- **GIVEN REQUEST**
In the listing below, find every line with the string "that" and pull it out.
########
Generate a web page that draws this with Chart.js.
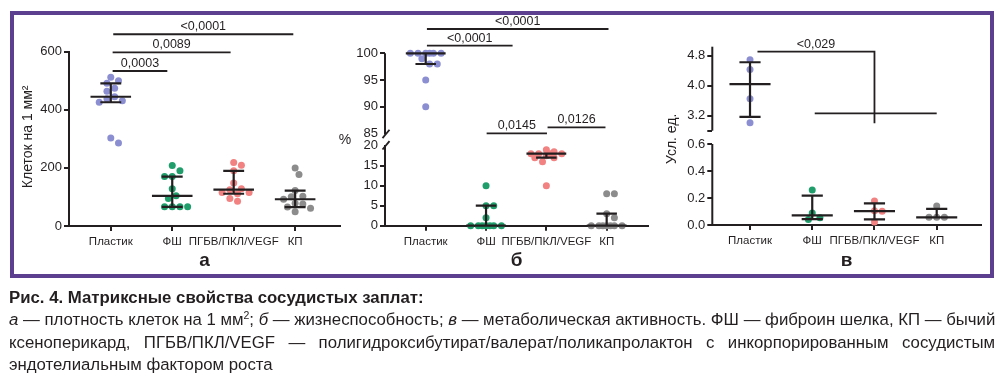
<!DOCTYPE html>
<html><head><meta charset="utf-8">
<script src="https://cdn.jsdelivr.net/npm/chart.js@4/dist/chart.umd.min.js"></script>
<style>
html,body{margin:0;padding:0;background:#fff;width:1005px;height:381px;overflow:hidden;}
#frame{position:absolute;left:10px;top:11px;width:976px;height:259px;border:4px solid #5c3f8e;}
canvas{position:absolute;left:0;top:0;}
#cap{position:absolute;left:9px;top:287px;width:986px;font-family:"Liberation Sans",Arial,sans-serif;font-size:16.8px;line-height:22.4px;color:#231f20;}
#cap div{white-space:nowrap;}
#cap .j{text-align:justify;text-align-last:justify;}
#cap sup{font-size:10.5px;line-height:0;vertical-align:6px;}
</style></head><body>
<div id="frame"></div>
<canvas id="ca" width="1005" height="381"></canvas>
<canvas id="cb" width="1005" height="381"></canvas>
<canvas id="cc" width="1005" height="381"></canvas>
<div id="cap">
<div><b>Рис. 4. Матриксные свойства сосудистых заплат:</b></div>
<div class="j"><i>а</i> — плотность клеток на 1 мм<sup>2</sup>; <i>б</i> — жизнеспособность; <i>в</i> — метаболическая активность. ФШ — фиброин шелка, КП — бычий</div>
<div class="j">ксеноперикард, ПГБВ/ПКЛ/VEGF — полигидроксибутират/валерат/поликапролактон с инкорпорированным сосудистым</div>
<div>эндотелиальным фактором роста</div>
</div>
<script>
// ---------- DATA ----------
const categories = ['Пластик', 'ФШ', 'ПГБВ/ПКЛ/VEGF', 'КП'];

// a — cell density, cells per mm²
const densPlastic = [512, 500, 491, 474, 464, 445, 438, 431, 426, 303, 286];
const densFSh     = [208, 190, 170, 170, 128, 104, 95, 66, 66, 66, 66];
const densPGBV    = [219, 209, 190, 148, 128, 125, 115, 115, 111, 95, 85];
const densKP      = [200, 177, 122, 102, 101, 92, 78, 76, 65, 61, 49];
const densTicks   = [0, 200, 400, 600];
const densPLabels = ['0,0003', '0,0089', '<0,0001'];

// б — viability, %
const viabPlastic = [100, 100, 100, 100, 100, 100, 99, 98, 98, 95, 90];
const viabFSh     = [10, 5, 5, 2, 0, 0, 0, 0, 0, 0, 0];
const viabPGBV    = [19, 18.5, 18, 18, 18, 18, 17.5, 17, 17, 16, 10];
const viabKP      = [8, 8, 3, 2, 0, 0, 0, 0, 0, 0, 0];
const viabTicksUpper = [85, 90, 95, 100];
const viabTicksLower = [0, 5, 10, 15, 20];
const viabPLabels = ['<0,0001', '<0,0001', '0,0145', '0,0126'];

// в — metabolic activity, arb. units
const metPlastic = [4.69, 4.43, 3.65, 3.01];
const metFSh     = [0.26, 0.089, 0.054, 0.04];
const metPGBV    = [0.178, 0.106, 0.101, 0.022];
const metKP      = [0.141, 0.057, 0.057, 0.057];
const metTicksUpper = [2.8, 3.2, 4.0, 4.8];
const metTicksLower = [0, 0.2, 0.4, 0.6];
const metPLabels = ['<0,029'];

// ---------- STYLE ----------
const INK = '#231f20';
const COLORS = ['#8b8fd2', '#1f9e6c', '#f28181', '#8c8c8c'];
const FONT = '"Liberation Sans", Arial, sans-serif';
Chart.defaults.font.family = FONT;
Chart.defaults.color = INK;

function quart(vals, p) {
  const s = [...vals].sort((a, b) => a - b), n = s.length;
  let pos = (n + 1) * p;
  if (pos < 1) pos = 1; if (pos > n) pos = n;
  const lo = Math.floor(pos), f = pos - lo;
  return lo >= n ? s[n - 1] : s[lo - 1] + f * (s[lo] - s[lo - 1]);
}
function summaryLines(vals, c) {
  const q1 = quart(vals, 0.25), md = quart(vals, 0.5), q3 = quart(vals, 0.75);
  const M = 0.33, C = 0.17;
  return [
    {x: c - M, y: md}, {x: c + M, y: md}, {x: c, y: null},
    {x: c, y: q1}, {x: c, y: q3}, {x: c, y: null},
    {x: c - C, y: q3}, {x: c + C, y: q3}, {x: c, y: null},
    {x: c - C, y: q1}, {x: c + C, y: q1}
  ];
}
function groupDatasets(groups, axisIds) {
  const out = [];
  groups.forEach((vals, i) => {
    const c = i + 1;
    out.push({type: 'scatter', rawValues: vals, cat: c, data: vals.map(v => ({x: c, y: v})),
      backgroundColor: COLORS[i], pointRadius: 3.5, pointBorderWidth: 0, pointHoverRadius: 3.5,
      yAxisID: axisIds[i], order: 1, clip: false});
    out.push({type: 'scatter', showLine: true, spanGaps: false, data: summaryLines(vals, c),
      borderColor: INK, borderWidth: 2.2, pointRadius: 0, pointHoverRadius: 0,
      yAxisID: axisIds[i], order: 0, clip: false});
  });
  return out;
}
// beeswarm placement of the dots (computed in pixels, converted back to axis units)
function swarm(chart) {
  const xs = chart.scales.x;
  const unit = xs.getPixelForValue(2) - xs.getPixelForValue(1);
  const STEP = 3.85, MIN = 7, W = 16;
  chart.data.datasets.forEach(ds => {
    if (!ds.rawValues) return;
    const ys = chart.scales[ds.yAxisID];
    const placed = [];
    ds.data = ds.rawValues.map(v => {
      const py = ys.getPixelForValue(v);
      let off = null, best = 0, bestD = -1;
      for (let k = 0; k < 40; k++) {
        const cand = k === 0 ? 0 : (k % 2 ? 1 : -1) * Math.ceil(k / 2) * STEP;
        if (Math.abs(cand) > W) break;
        const d = placed.length ? Math.min(...placed.map(p => Math.hypot(p.x - cand, p.y - py))) : 99;
        if (d >= MIN) { off = cand; break; }
        if (d > bestD + 0.01) { bestD = d; best = cand; }
      }
      if (off === null) off = best;
      placed.push({x: off, y: py});
      return {x: ds.cat + off / unit, y: v};
    });
  });
  chart.update('none');
}
function xScale(min, max, title, h) {
  return {type: 'linear', position: 'bottom', min, max,
    afterBuildTicks: s => { s.ticks = categories.map((c, i) => ({value: i + 1})); },
    ticks: {callback: v => categories[Math.round(v) - 1], font: {size: 11.5}, color: INK, padding: 4, autoSkip: false, maxRotation: 0},
    grid: {drawOnChartArea: false, drawTicks: true, tickLength: 5, lineWidth: 2, color: INK},
    border: {display: true, width: 2, color: INK},
    title: {display: true, text: title, font: {size: 19, weight: 'bold'}, color: INK, padding: 0},
    afterFit: s => { s.height = h; }};
}
function yScale(min, max, ticks, fmt, extra) {
  return Object.assign({type: 'linear', position: 'left', min, max,
    afterBuildTicks: s => { s.ticks = ticks.map(v => ({value: v})); },
    ticks: {font: {size: 13}, color: INK, padding: 2, callback: fmt, autoSkip: false},
    grid: {drawOnChartArea: false, drawTicks: true, tickLength: 5, lineWidth: 2, color: INK},
    border: {display: true, width: 2, color: INK},
    afterFit: s => { s.width = 30; }}, extra || {});
}
function decor(cfg) {
  return {id: 'decor', afterDraw(chart) {
    const ctx = chart.ctx, ca = chart.chartArea, xs = chart.scales.x;
    ctx.save();
    ctx.strokeStyle = INK; ctx.fillStyle = INK; ctx.lineCap = 'butt';
    (cfg.segments || []).forEach(sg => {
      const ys = chart.scales[sg.axis];
      ctx.lineWidth = 2;
      ctx.beginPath();
      ctx.moveTo(ca.left, ys.getPixelForValue(sg.from));
      ctx.lineTo(ca.left, ys.getPixelForValue(sg.to));
      ctx.stroke();
      if (sg.slash !== undefined) {
        const yy = ys.getPixelForValue(sg.slash), xx = ca.left + 1;
        ctx.lineWidth = 1.8;
        ctx.beginPath(); ctx.moveTo(xx - 3.5, yy + 4.2); ctx.lineTo(xx + 3.5, yy - 4.2); ctx.stroke();
      }
    });
    ctx.lineWidth = 1.8;
    ctx.font = '12.5px ' + FONT; ctx.textAlign = 'center'; ctx.textBaseline = 'alphabetic';
    (cfg.brackets || []).forEach(b => {
      const ys = chart.scales[b.axis];
      const x1 = xs.getPixelForValue(b.x1), x2 = xs.getPixelForValue(b.x2), y = ys.getPixelForValue(b.y);
      ctx.beginPath(); ctx.moveTo(x1, y); ctx.lineTo(x2, y);
      if (b.down !== undefined) ctx.lineTo(x2, ys.getPixelForValue(b.down));
      ctx.stroke();
      if (b.cross) {
        const cy = ys.getPixelForValue(b.cross.y);
        ctx.beginPath(); ctx.moveTo(xs.getPixelForValue(b.cross.x1), cy); ctx.lineTo(xs.getPixelForValue(b.cross.x2), cy); ctx.stroke();
      }
      ctx.fillText(b.label, (x1 + x2) / 2, y - 4);
    });
    const t = cfg.ytitle;
    ctx.font = '14px ' + FONT; ctx.textBaseline = 'middle';
    ctx.translate(ca.left + t.dx, (ca.top + ca.bottom) / 2 + t.dy);
    if (t.rotate) ctx.rotate(-Math.PI / 2);
    ctx.fillText(t.text, 0, 0);
    ctx.restore();
  }};
}
function makeChart(id, datasets, scales, padding, deco) {
  const ch = new Chart(document.getElementById(id), {
    data: {datasets},
    options: {responsive: false, animation: false, events: [],
      layout: {padding},
      plugins: {legend: {display: false}, tooltip: {enabled: false}},
      scales},
    plugins: [decor(deco)]
  });
  swarm(ch);
  return ch;
}
const fmt1 = v => v.toFixed(1);

// ---------- PANEL а ----------
makeChart('ca',
  groupDatasets([densPlastic, densFSh, densPGBV, densKP], ['y', 'y', 'y', 'y']),
  {x: xScale(0.32, 4.73, 'а', 46.4), y: yScale(0, 600, densTicks, v => String(v))},
  {left: 39, top: 51.7, right: 665, bottom: 108.6},
  {ytitle: {text: 'Клеток на 1 мм²', dx: -41, dy: -2, rotate: true},
   brackets: [
     {axis: 'y', x1: 1.03, x2: 1.92, y: 533.6, label: densPLabels[0]},
     {axis: 'y', x1: 1.03, x2: 2.95, y: 598, label: densPLabels[1]},
     {axis: 'y', x1: 1.04, x2: 3.97, y: 660, label: densPLabels[2]}
   ]});

// ---------- PANEL б ----------
const gridNoEnd = ends => ({drawOnChartArea: false, drawTicks: true, tickLength: 5, lineWidth: 2,
  color: c => (c.tick && ends.includes(c.tick.value)) ? 'rgba(0,0,0,0)' : INK});
makeChart('cb',
  groupDatasets([viabPlastic, viabFSh, viabPGBV, viabKP], ['yU', 'yL', 'yL', 'yL']),
  {x: xScale(0.325, 4.685, 'б', 46.7),
   yL: yScale(0, 21.675, viabTicksLower, v => String(v), {stack: 'b', stackWeight: 86.7, weight: 0, border: {display: false}, grid: gridNoEnd([20])}),
   yU: yScale(83.95, 100, viabTicksUpper, v => String(v), {stack: 'b', stackWeight: 85.7, weight: 1, border: {display: false}, grid: gridNoEnd([85])})},
  {left: 355, top: 53.3, right: 357, bottom: 108.6},
  {ytitle: {text: '%', dx: -40, dy: 0.5, rotate: false},
   segments: [
     {axis: 'yU', from: 100, to: 84.8, slash: 84.9},
     {axis: 'yL', from: 20.2, to: 0, slash: 20.1}
   ],
   brackets: [
     {axis: 'yU', x1: 1.02, x2: 4.03, y: 104.55, label: viabPLabels[0]},
     {axis: 'yU', x1: 1.02, x2: 2.44, y: 101.42, label: viabPLabels[1]},
     {axis: 'yL', x1: 2.01, x2: 3.01, y: 23.1, label: viabPLabels[2]},
     {axis: 'yL', x1: 3.02, x2: 3.98, y: 24.6, label: viabPLabels[3]}
   ]});

// ---------- PANEL в ----------
makeChart('cc',
  groupDatasets([metPlastic, metFSh, metPGBV, metKP], ['yU', 'yL', 'yL', 'yL']),
  {x: xScale(0.394, 4.707, 'в', 47.4),
   yL: yScale(0, 0.652, metTicksLower, fmt1, {stack: 'c', stackWeight: 88, weight: 0, border: {display: false}}),
   yU: yScale(2.632, 5.04, metTicksUpper, v => (v === metTicksUpper[0] ? '' : v.toFixed(1)), {stack: 'c', stackWeight: 90.3, weight: 1, border: {display: false}})},
  {left: 682.3, top: 46.7, right: 24.3, bottom: 108.6},
  {ytitle: {text: 'Усл. ед.', dx: -40.6, dy: 3, rotate: true},
   segments: [
     {axis: 'yU', from: 5.04, to: 2.8},
     {axis: 'yL', from: 0.6, to: 0}
   ],
   brackets: [
     {axis: 'yU', x1: 1.12, x2: 3, y: 4.907, down: 2.997, cross: {x1: 2.04, x2: 4.0, y: 3.264}, label: metPLabels[0]}
   ]});
</script>
</body></html>
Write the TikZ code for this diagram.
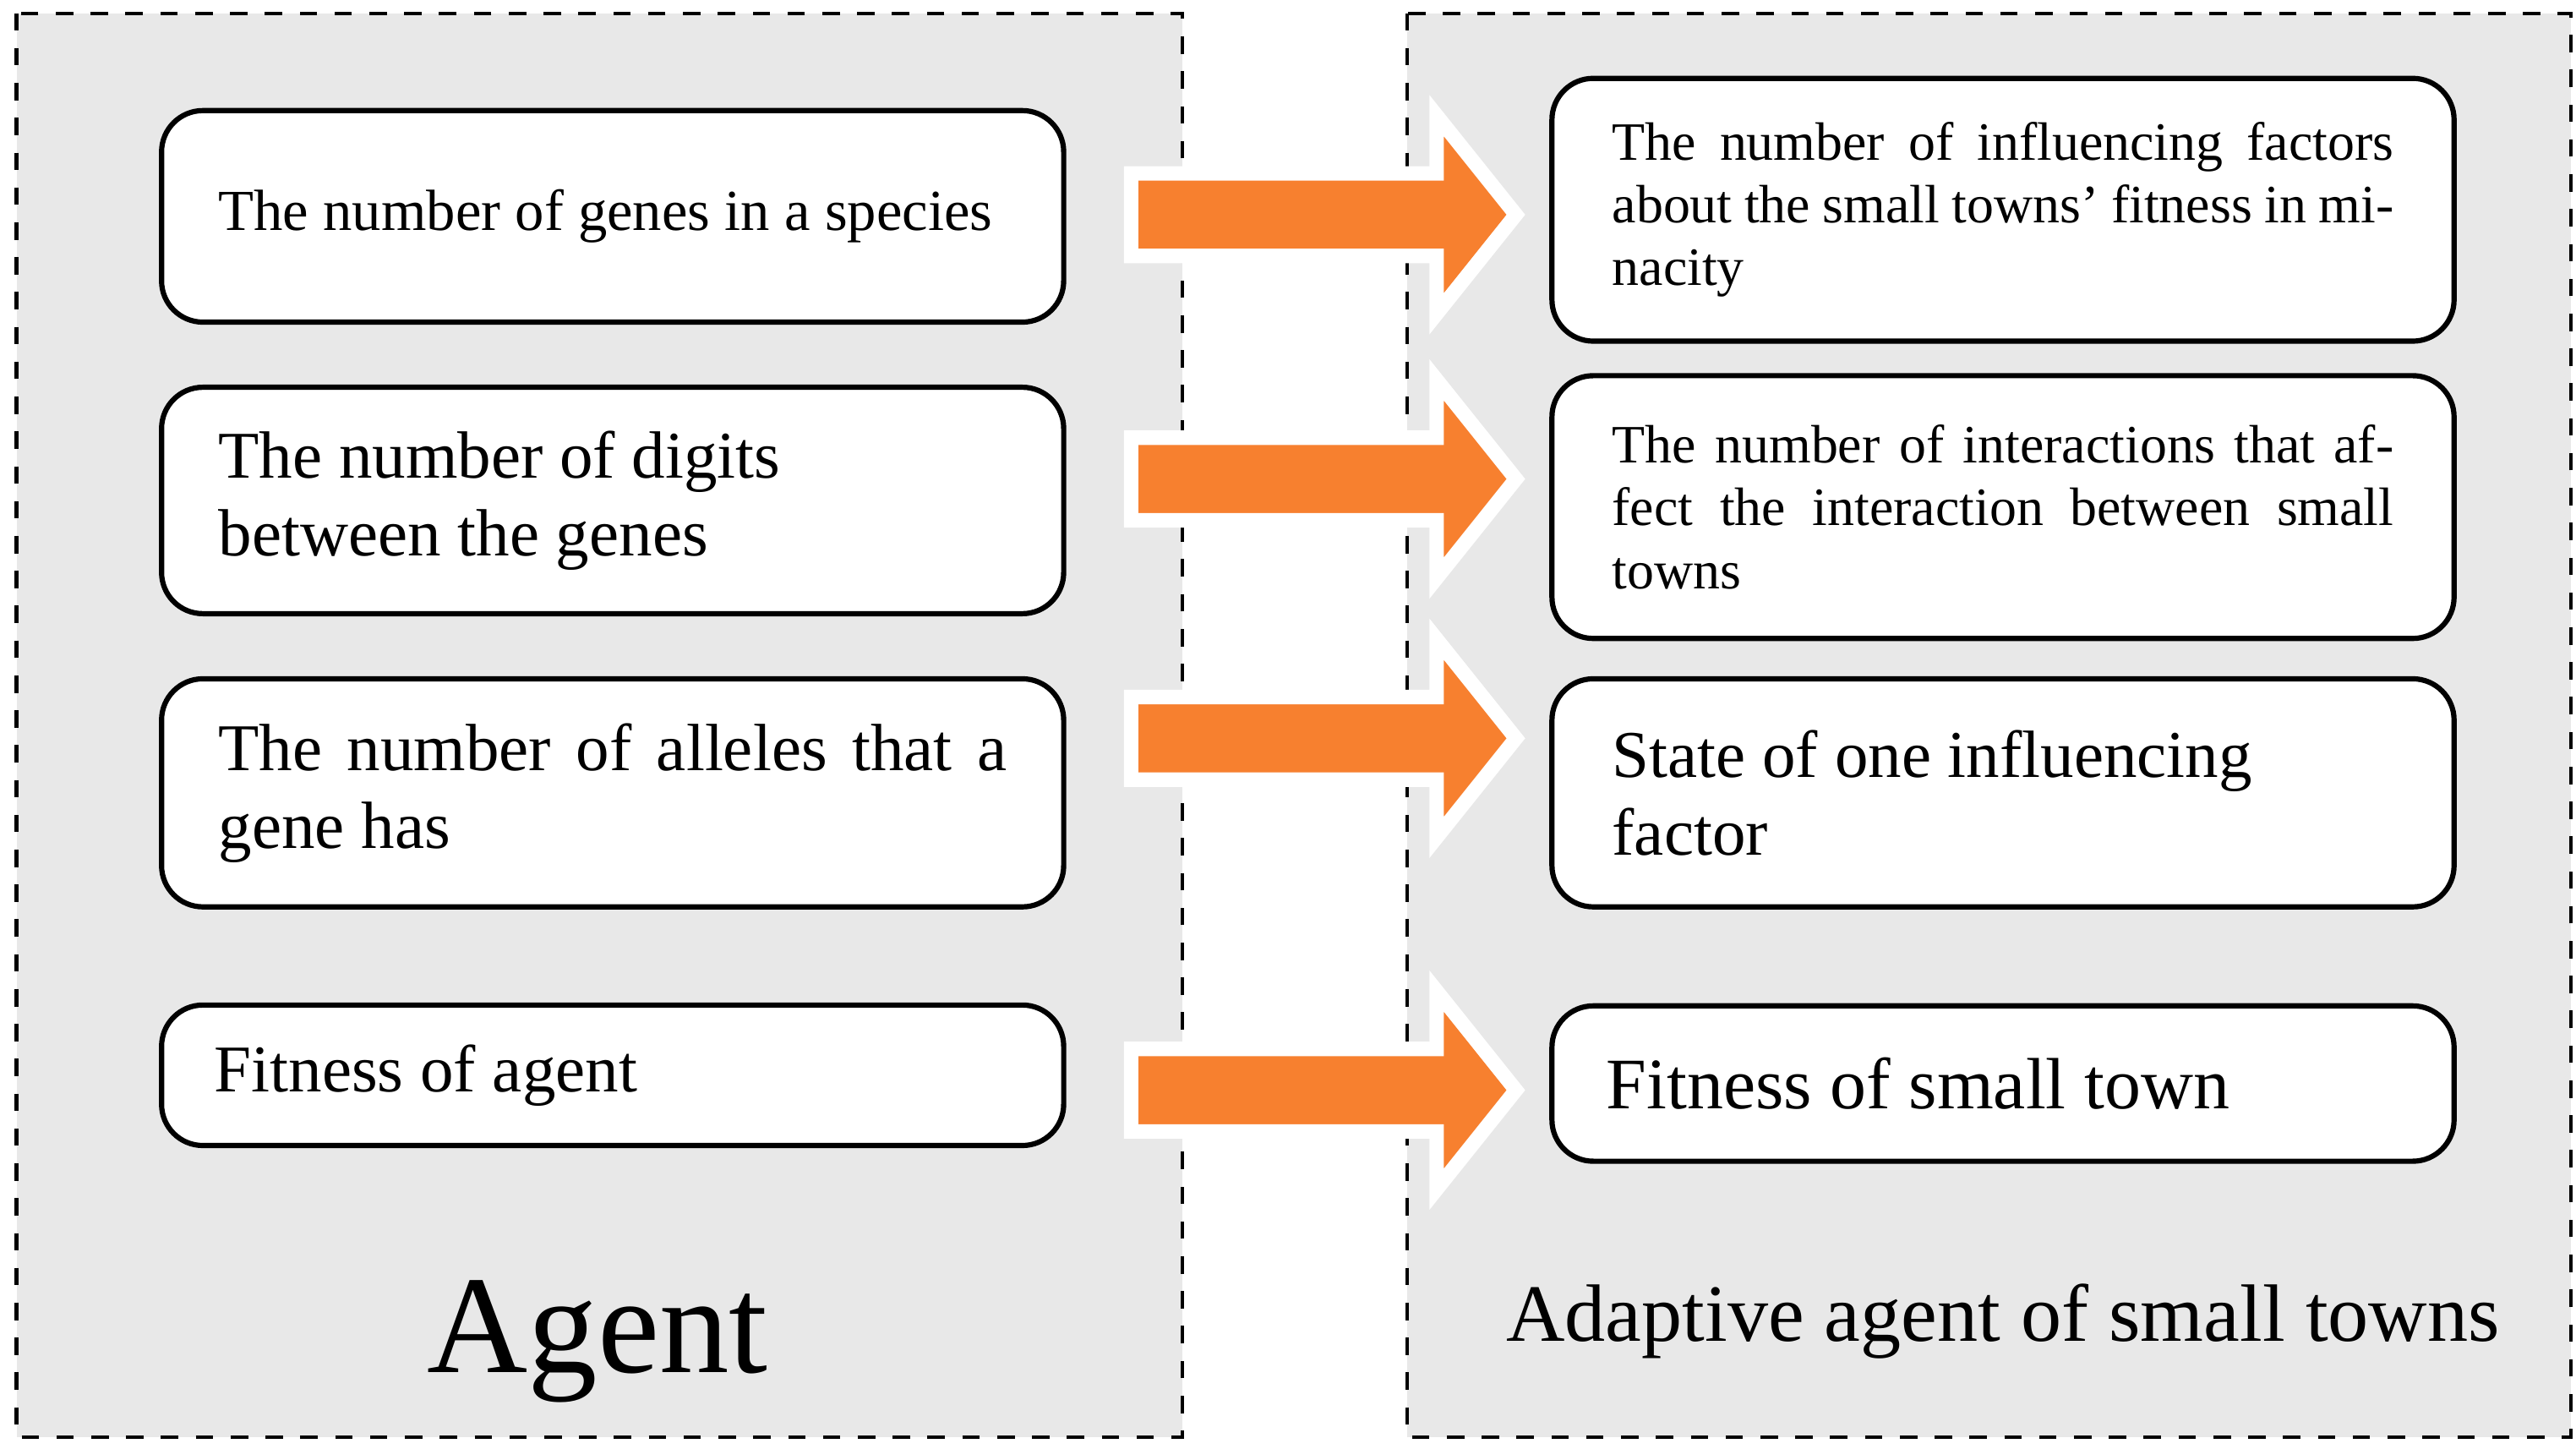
\documentclass[tikz,border=0pt]{standalone}
\usepackage{fontspec}
\setmainfont{Liberation Serif}
\definecolor{panel}{gray}{0.91}
\definecolor{arr}{HTML}{F7802F}
\begin{document}
\begin{tikzpicture}[x=0.01cm,y=-0.01cm,
 panel/.style={draw,dashed,fill=panel,line width=0.6pt},
 box/.style={draw,fill=white,rounded corners=0.25cm,line width=0.9pt,minimum width=5.46cm,inner sep=0pt},
 blk/.style={fill=arr,draw=white,line width=2.5pt}]
\useasboundingbox (0,0) rectangle (1560,877);
\draw[panel] (10,8) rectangle (716,870);
\draw[panel] (852,8) rectangle (1557,870);
% left boxes
\node[box,minimum height=1.28cm] (l1) at (371,131) {\parbox{4.77cm}{\fontsize{10}{12}\selectfont The number of genes in a species}};
\node[box,minimum height=1.37cm] (l2) at (371,303) {\parbox{4.77cm}{\fontsize{11.5}{13.4}\selectfont The number of digits\\between the genes}};
\node[box,minimum height=1.38cm] (l3) at (371,480) {\parbox{4.77cm}{\fontsize{11.5}{13.4}\selectfont The number of alleles that a gene has}};
\node[box,minimum height=0.85cm] (l4) at (371,651) {\parbox{4.82cm}{\fontsize{11.5}{13.4}\selectfont Fitness of agent}};
% right boxes
\node[box,minimum height=1.59cm] (r1) at (1213,127) {\parbox{4.73cm}{\fontsize{9.3}{10.8}\selectfont The number of influencing factors about the small towns' fitness in minacity}};
\node[box,minimum height=1.59cm] (r2) at (1213,307) {\parbox{4.73cm}{\fontsize{9.3}{10.8}\selectfont The number of interactions that affect the interaction between small towns}};
\node[box,minimum height=1.38cm] (r3) at (1213,480) {\parbox{4.73cm}{\fontsize{11.5}{13.4}\selectfont State of one influencing\\factor}};
\node[box,minimum height=0.94cm] (r4) at (1213,656) {\parbox{4.8cm}{\fontsize{12.5}{14}\selectfont Fitness of small town}};
% arrows
\foreach \y/\n in {130/a1,290/a2,447/a3,660/a4}{
 \coordinate (\n) at (685,\y);
 \draw[blk] (\n) ++(0,-25) -- ++(185,0) -- ++(0,-35) -- ++(48,60) -- ++(-48,60) -- ++(0,-35) -- ++(-185,0) -- cycle;
}
\node (agent) at (362,812) {\fontsize{24}{28}\selectfont Agent};
\node (adap) at (1213,800) {\fontsize{14}{16}\selectfont Adaptive agent of small towns};
\end{tikzpicture}
\end{document}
########
- **RESULT OF THIS EXERCISE**
Generate a web page that draws this with Chart.js.
\node[box,minimum height=1.38cm] (l3) at (371,480) {\parbox{4.77cm}{\fontsize{11.5}{13.4}\selectfont The number of alleles that a gene has}};
\node[box,minimum height=1.59cm] (r2) at (1213,307) {\parbox{4.73cm}{\fontsize{9.3}{10.8}\selectfont The number of interactions that affect the interaction between small towns}};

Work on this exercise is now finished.